As a GCF spokesperson said, "Both manufacturer and operator members place a high priority in ensuring the certification scheme is firmly rooted in the evolving needs of the market." In other words, the GCF process is a pretty good reflection of the commercial demands of the market, especially operators.
The GCF spokesperson told us that LTE1800 was incorporated into GCF Certification in February of this year, making it one of 7 FDD bands already incorporated within the scheme. There are also two TDD bands within the scheme. To date, 19 LTE devices have been certified by the GCF. Of these, 10 have been certified during 2012, the remainder across the whole of 2011, so the pace of LTE certification is increasing.
And it seems that multi-band LTE devices are also becoming more common: five so far in 2012. The last three devices certified have been tri-band LTE incorporating the 2100, 2600 and 800 MHz bands which allows the devices to be targeted at both Europe and Japan. There have been no LTE1800 devices submitted yet. All the LTE devices certified this year have also incorporated at least dual-band 3G in the 2100 and 900 Mhz bands. (Quad band GSM/EDGE is also virtually ubiquitous).
Note, this is the number of devices that have been put through the GCF paces, not the total number of devices on the market. But it is evidence that there is an increasing, if yet a trickle, flow of multi-band LTE devices being put to market.
With a much wider remit, the GSA (the mobile suppliers' organisation) claims that it has identified 269 LTE-enabled user devices, with 48 of them smartphones. Its breakdown by form factor was:
- 31 Modules
- 18 Tablets
- 12 Notebooks
- 2 PC Cards
- 1 Femtocell
- 48 Smartphones
- 101 Routers
- 56 Dongles
In terms of the major radio frequency bands, the GSA reported:
- 700 MHz (US Digital Dividend, various bands) 142 devices
- 800 MHz (EU Digital Dividend, Band 20) 52 devices
- 800 MHz (Band 3) 50 devices
- 2600 MHz (Band 7) 65 devices
- 800/1800/2600 MHz 43 devices
- AWS (Band 4) 51 devices
Note that in neither the GCF list nor the GSA list is there a peep about 900MHz, which is not surprising, as there is very little 900MHz LTE activity. Net4mobility, the Swedish JV, uses 900MHz spectrum as well as 2.6GHz for LTE, but that is about it in terms of commercial launches. Informa's analysts said last year that the 900MHz band is likely to see the lowest level of LTE deployments worldwide, representing just 3% of the global addressable market for LTE by 2016.
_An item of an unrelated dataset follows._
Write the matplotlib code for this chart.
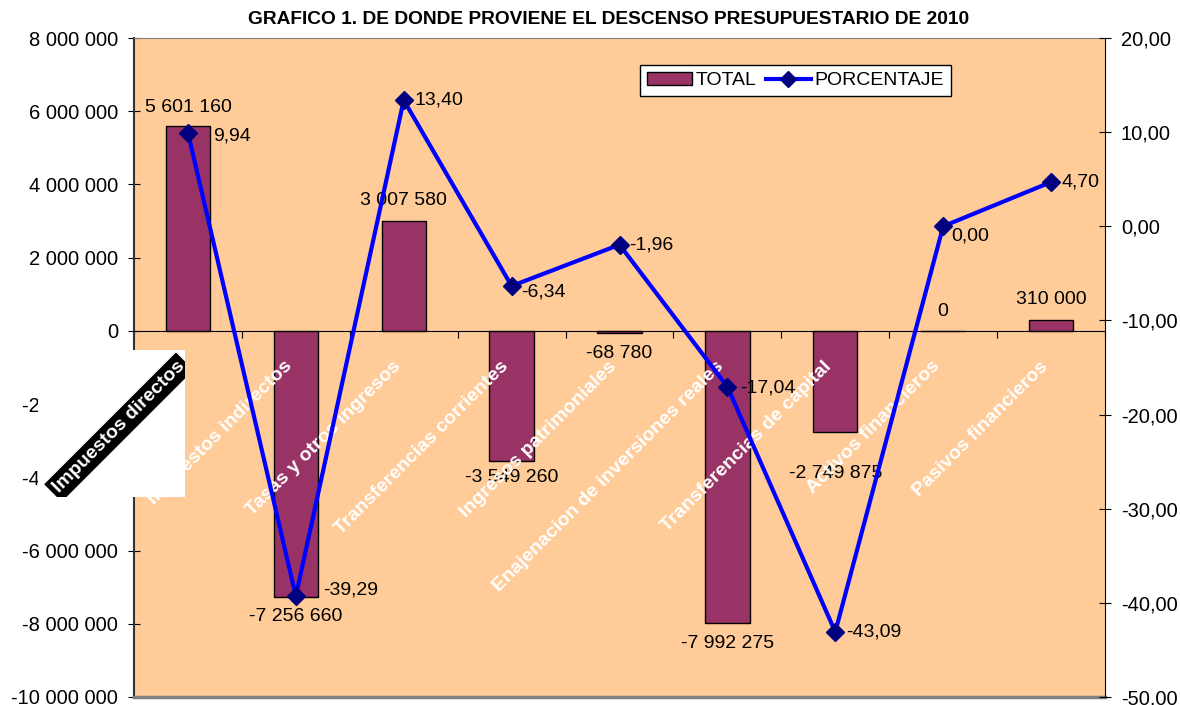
import matplotlib.pyplot as plt
from matplotlib.patches import Rectangle
from matplotlib.lines import Line2D
from matplotlib.ticker import FuncFormatter

plt.rcParams['font.family'] = ['Liberation Sans', 'DejaVu Sans']

## datos del grafico ##
categorias = ["Impuestos directos", "Impuestos indirectos", "Tasas y otros ingresos",
              "Transferencias corrientes", "Ingresos patrimoniales",
              "Enajenacion de inversiones reales", "Transferencias de capital",
              "Activos financieros", "Pasivos financieros"]
total = [5601160, -7256660, 3007580, -3549260, -68780, -7992275, -2749875, 0, 310000]
porcentaje = [9.94, -39.29, 13.40, -6.34, -1.96, -17.04, -43.09, 0.00, 4.70]

## ajustes manuales de etiquetas (pixeles) ##
total_dy = [18, -20, 20, -17, -20, -20, -42, 19, 20]
pct_off = [(25, -3), (27, 6), (11, 0), (10, -6), (10, 0), (13, -1), (11, 0), (8, -10), (10, 0)]

W, H = 1180, 705
fig = plt.figure(figsize=(W / 100, H / 100), dpi=100)
ax = fig.add_axes([134 / W, 8 / H, 971 / W, 659 / H])
ax.set_facecolor("#FFCC99")

x = list(range(len(categorias)))
bars = ax.bar(x, total, width=0.41, color="#993366", edgecolor="black", linewidth=1, zorder=2)
ax.set_xlim(-0.5, len(categorias) - 0.5)
ax.set_ylim(-10000000, 8000000)
ax.set_yticks(range(-10000000, 8000001, 2000000))
ax.yaxis.set_major_formatter(FuncFormatter(lambda v, p: f"{v:,.0f}".replace(",", " ")))
ax.tick_params(axis="y", direction="inout", length=9, labelsize=14.5, pad=7)

ax.spines["bottom"].set_position(("data", 0))
ax.spines["bottom"].set_color("black")
ax.spines["top"].set_color("#808080")
ax.spines["left"].set_color("#333333")
ax.spines["left"].set_linewidth(1.5)
ax.spines["right"].set_visible(False)
ax.set_xticks([i - 0.5 for i in range(len(categorias) + 1)])
ax.set_xticklabels([])
ax.tick_params(axis="x", direction="out", length=5)
ax.plot([0, 1], [0, 0], transform=ax.transAxes, color="#808080", lw=2.5, clip_on=False, zorder=5)

for i, (v, dy) in enumerate(zip(total, total_dy)):
    ax.annotate(f"{v:,.0f}".replace(",", " "), (i, v), xytext=(0, dy), textcoords="offset pixels",
                ha="center", va="center", fontsize=14, zorder=3)

for i, name in enumerate(categorias[1:], start=1):
    ax.annotate(name, (i, 0), xytext=(-6, -33), textcoords="offset pixels",
                ha="right", va="center", rotation=45, rotation_mode="anchor",
                fontsize=14, fontweight="bold", color="white", zorder=3)

## eje derecho: porcentaje ##
ax2 = ax.twinx()
ax2.set_ylim(-50, 20)
ax2.set_yticks(range(-50, 21, 10))
ax2.yaxis.set_major_formatter(FuncFormatter(lambda v, p: f"{v:.2f}".replace(".", ",")))
ax2.tick_params(axis="y", direction="inout", length=9, labelsize=14.5, pad=7)
for s in ["top", "bottom", "left"]:
    ax2.spines[s].set_visible(False)
ax2.spines["right"].set_color("black")

ax2.plot(x, porcentaje, color="#0000FF", lw=3, marker="D", markersize=9,
         markerfacecolor="#000080", markeredgecolor="#000080", zorder=4)
for i, (p, (dx, dy)) in enumerate(zip(porcentaje, pct_off)):
    ax2.annotate(f"{p:.2f}".replace(".", ","), (i, p), xytext=(dx, dy), textcoords="offset pixels",
                 ha="left", va="center", fontsize=14, zorder=5)

handles = [Rectangle((0, 0), 1, 1, facecolor="#993366", edgecolor="black"),
           Line2D([], [], color="#0000FF", lw=3, marker="D", markersize=8,
                  markerfacecolor="#000080", markeredgecolor="#000080")]
leg = ax2.legend(handles, ["TOTAL", "PORCENTAJE"], ncol=2, loc="upper left",
                 bbox_to_anchor=(640 / W, 1 - 65 / H), bbox_transform=fig.transFigure,
                 fontsize=14, frameon=True, fancybox=False, shadow=False, framealpha=1,
                 edgecolor="black", facecolor="white", borderpad=0.35, handlelength=2.3,
                 handletextpad=0.2, columnspacing=0.5, borderaxespad=0)
leg.get_frame().set_linewidth(1)

fig.text(609 / W, 1 - 20 / H, "GRAFICO 1. DE DONDE PROVIENE EL DESCENSO PRESUPUESTARIO DE 2010",
         ha="center", va="center", fontsize=13.8, fontweight="bold")

## recuadro blanco con la primera etiqueta ##
rect = Rectangle((38 / W, 1 - 497 / H), 147 / W, 147 / H, transform=fig.transFigure,
                 facecolor="white", edgecolor="none", zorder=10)
fig.add_artist(rect)
t = fig.text(182 / W, 1 - 364 / H, categorias[0], ha="right", va="center", rotation=45,
             rotation_mode="anchor", fontsize=14, fontweight="bold", color="white", zorder=11,
             bbox=dict(boxstyle="square,pad=0.2", facecolor="black", edgecolor="none"))
t.set_clip_path(rect)

fig.savefig("out.png", dpi=100)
Alan Hadden of the GSA confirmed that although he does hear some murmurings around 900MHz, it is mainly limited to certain geographies. 1800 is still much more attractive in terms of refarming, given that most operators have for more of it.
Our GCF spokesperson points out: "As the technology beds in and matures, manufacturers are increasingly likely to put their devices through certification to demonstrate to operators that their devices achieve what is a respected benchmark of interoperability. This reassurance will become ever more important as operators move towards the introduction of LTE roaming."
Early days, then, but there are multi-band devices already in certification, with the likelihood that more will be added this year, not least in 1800MHz, which has only just been added to the GCF's list of supported test cases.